▸ **Task prompt**:
Hunt for the word "source" across the entries below, copying each line that holds it.

▸ **Records supplied**:
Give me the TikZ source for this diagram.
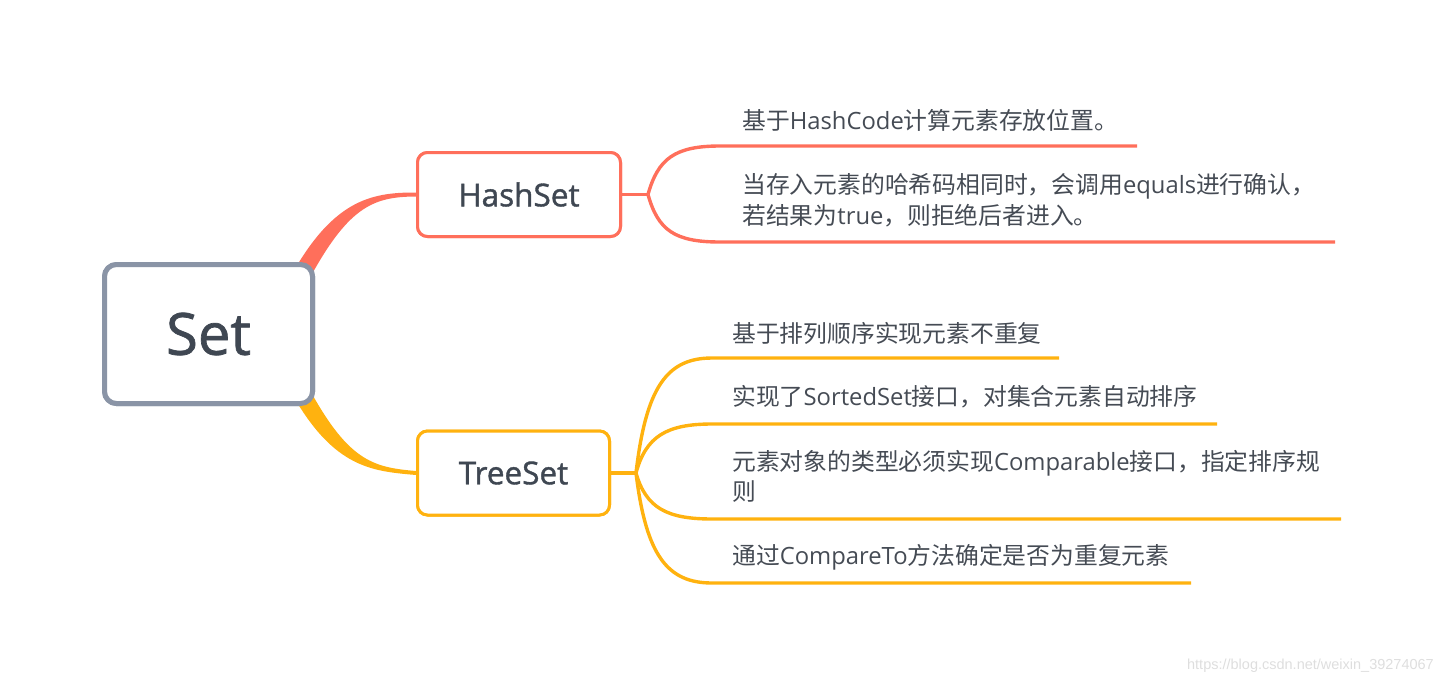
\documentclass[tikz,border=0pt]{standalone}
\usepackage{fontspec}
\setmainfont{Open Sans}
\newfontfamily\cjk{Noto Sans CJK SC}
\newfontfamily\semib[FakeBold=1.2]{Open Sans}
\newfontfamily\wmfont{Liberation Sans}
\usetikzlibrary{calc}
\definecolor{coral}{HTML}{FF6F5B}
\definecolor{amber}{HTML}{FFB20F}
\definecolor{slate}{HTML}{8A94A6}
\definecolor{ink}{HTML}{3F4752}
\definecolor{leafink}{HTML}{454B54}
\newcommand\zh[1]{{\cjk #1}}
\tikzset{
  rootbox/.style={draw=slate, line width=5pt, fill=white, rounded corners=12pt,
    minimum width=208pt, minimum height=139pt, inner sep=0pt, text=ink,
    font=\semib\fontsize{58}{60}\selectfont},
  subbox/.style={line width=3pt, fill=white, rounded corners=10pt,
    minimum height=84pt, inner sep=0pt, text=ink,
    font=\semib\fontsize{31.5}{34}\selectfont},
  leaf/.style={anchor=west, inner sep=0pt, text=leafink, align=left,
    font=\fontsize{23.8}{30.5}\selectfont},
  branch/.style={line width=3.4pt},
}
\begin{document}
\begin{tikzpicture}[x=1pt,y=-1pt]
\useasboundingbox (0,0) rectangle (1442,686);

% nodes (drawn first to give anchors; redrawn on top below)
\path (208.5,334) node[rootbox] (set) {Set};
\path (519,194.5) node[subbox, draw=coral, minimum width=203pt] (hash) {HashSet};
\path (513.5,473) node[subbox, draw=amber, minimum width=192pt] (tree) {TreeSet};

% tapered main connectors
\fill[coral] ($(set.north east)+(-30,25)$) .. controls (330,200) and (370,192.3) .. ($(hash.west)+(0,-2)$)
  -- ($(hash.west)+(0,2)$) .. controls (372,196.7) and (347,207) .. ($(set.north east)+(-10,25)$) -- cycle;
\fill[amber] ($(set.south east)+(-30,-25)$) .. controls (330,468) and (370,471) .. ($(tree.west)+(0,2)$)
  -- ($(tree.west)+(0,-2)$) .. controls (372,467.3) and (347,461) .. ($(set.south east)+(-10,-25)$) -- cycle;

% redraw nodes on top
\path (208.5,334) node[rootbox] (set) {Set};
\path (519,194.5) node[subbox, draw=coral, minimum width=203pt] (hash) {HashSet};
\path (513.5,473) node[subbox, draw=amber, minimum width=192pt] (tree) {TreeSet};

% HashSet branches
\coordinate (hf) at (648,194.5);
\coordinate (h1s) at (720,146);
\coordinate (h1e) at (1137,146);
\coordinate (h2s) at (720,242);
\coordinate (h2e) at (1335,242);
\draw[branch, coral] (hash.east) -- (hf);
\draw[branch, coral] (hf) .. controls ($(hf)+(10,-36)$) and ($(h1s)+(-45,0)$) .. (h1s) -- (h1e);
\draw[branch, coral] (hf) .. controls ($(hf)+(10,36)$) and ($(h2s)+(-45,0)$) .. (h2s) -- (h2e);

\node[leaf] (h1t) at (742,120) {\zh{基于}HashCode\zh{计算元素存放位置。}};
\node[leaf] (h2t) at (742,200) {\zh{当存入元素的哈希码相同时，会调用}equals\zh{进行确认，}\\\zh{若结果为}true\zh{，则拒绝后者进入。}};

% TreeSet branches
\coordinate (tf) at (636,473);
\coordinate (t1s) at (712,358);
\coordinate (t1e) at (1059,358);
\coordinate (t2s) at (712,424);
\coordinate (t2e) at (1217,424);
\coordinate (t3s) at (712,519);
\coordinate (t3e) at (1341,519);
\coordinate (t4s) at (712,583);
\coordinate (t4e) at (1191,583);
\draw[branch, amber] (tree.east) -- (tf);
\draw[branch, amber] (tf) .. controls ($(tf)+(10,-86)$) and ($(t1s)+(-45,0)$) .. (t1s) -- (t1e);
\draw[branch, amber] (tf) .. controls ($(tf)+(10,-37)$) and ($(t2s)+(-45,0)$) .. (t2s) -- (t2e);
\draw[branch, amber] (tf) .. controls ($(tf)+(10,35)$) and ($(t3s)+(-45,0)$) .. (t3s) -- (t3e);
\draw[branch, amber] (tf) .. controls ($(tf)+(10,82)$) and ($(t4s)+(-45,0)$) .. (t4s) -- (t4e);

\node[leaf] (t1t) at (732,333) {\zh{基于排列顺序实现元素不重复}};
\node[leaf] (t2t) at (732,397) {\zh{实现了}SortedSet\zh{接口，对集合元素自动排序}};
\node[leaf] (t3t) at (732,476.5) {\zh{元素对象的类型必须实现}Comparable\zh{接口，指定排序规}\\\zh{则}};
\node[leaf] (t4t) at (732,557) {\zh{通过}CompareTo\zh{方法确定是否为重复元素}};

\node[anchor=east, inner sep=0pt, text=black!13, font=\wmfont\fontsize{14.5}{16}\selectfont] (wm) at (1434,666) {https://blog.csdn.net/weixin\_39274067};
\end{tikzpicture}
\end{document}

--

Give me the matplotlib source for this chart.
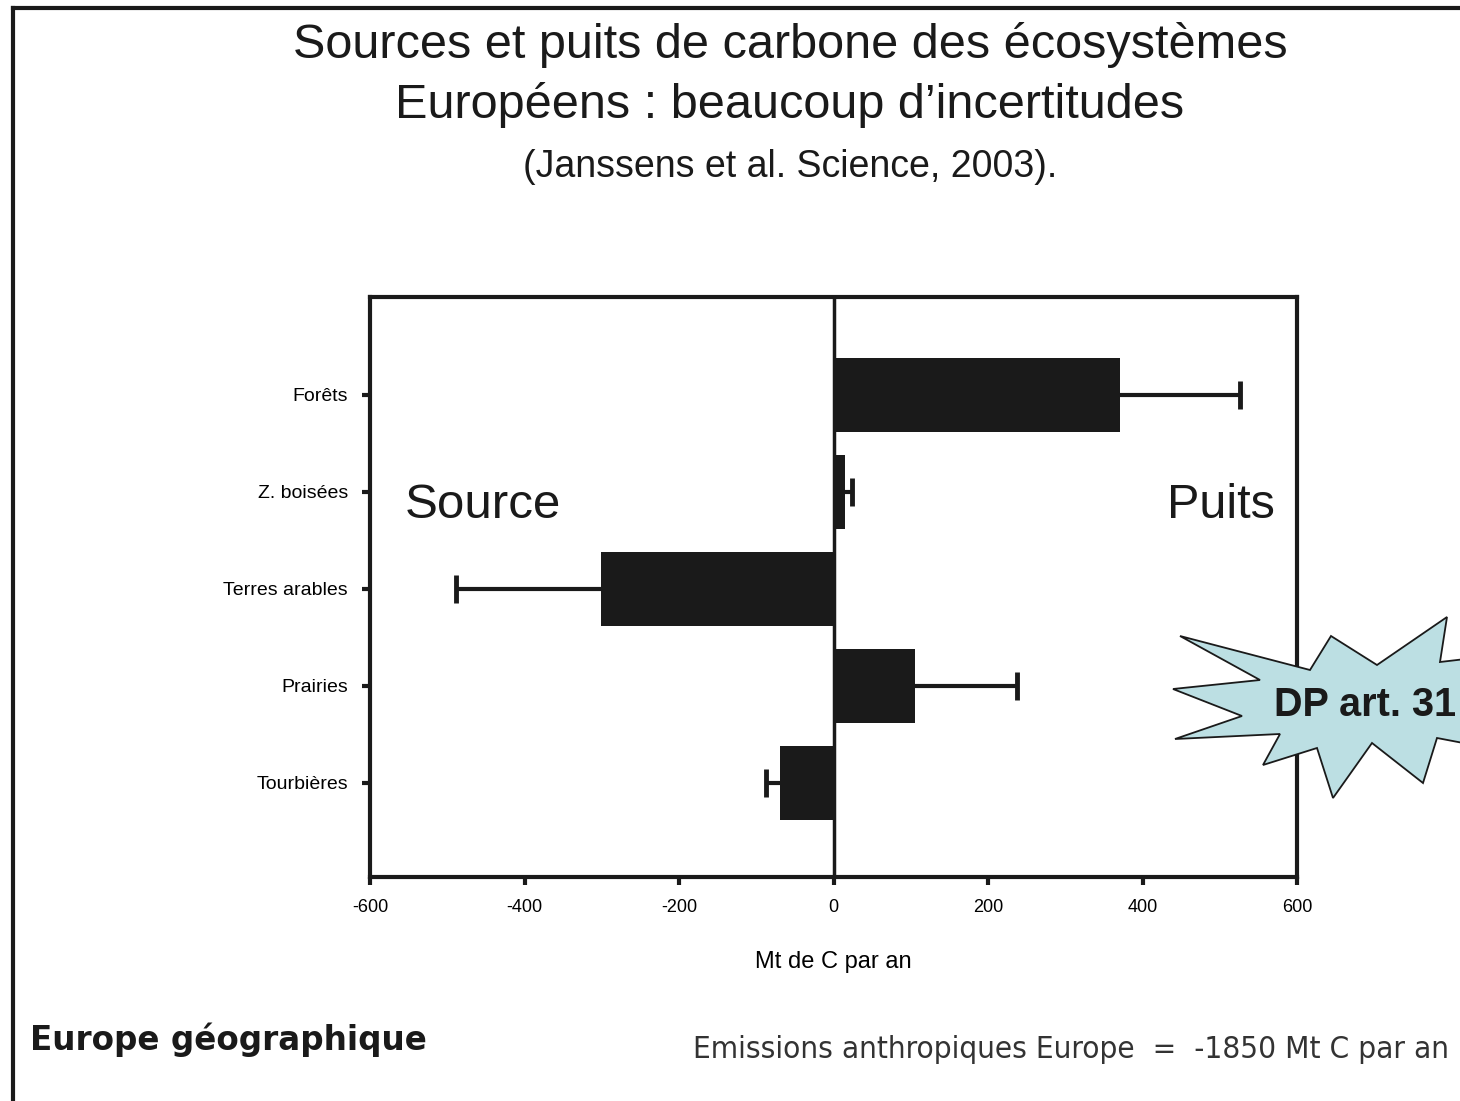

▸ **Answer to this problem**:
Give me the TikZ source for this diagram.
Give me the matplotlib source for this chart.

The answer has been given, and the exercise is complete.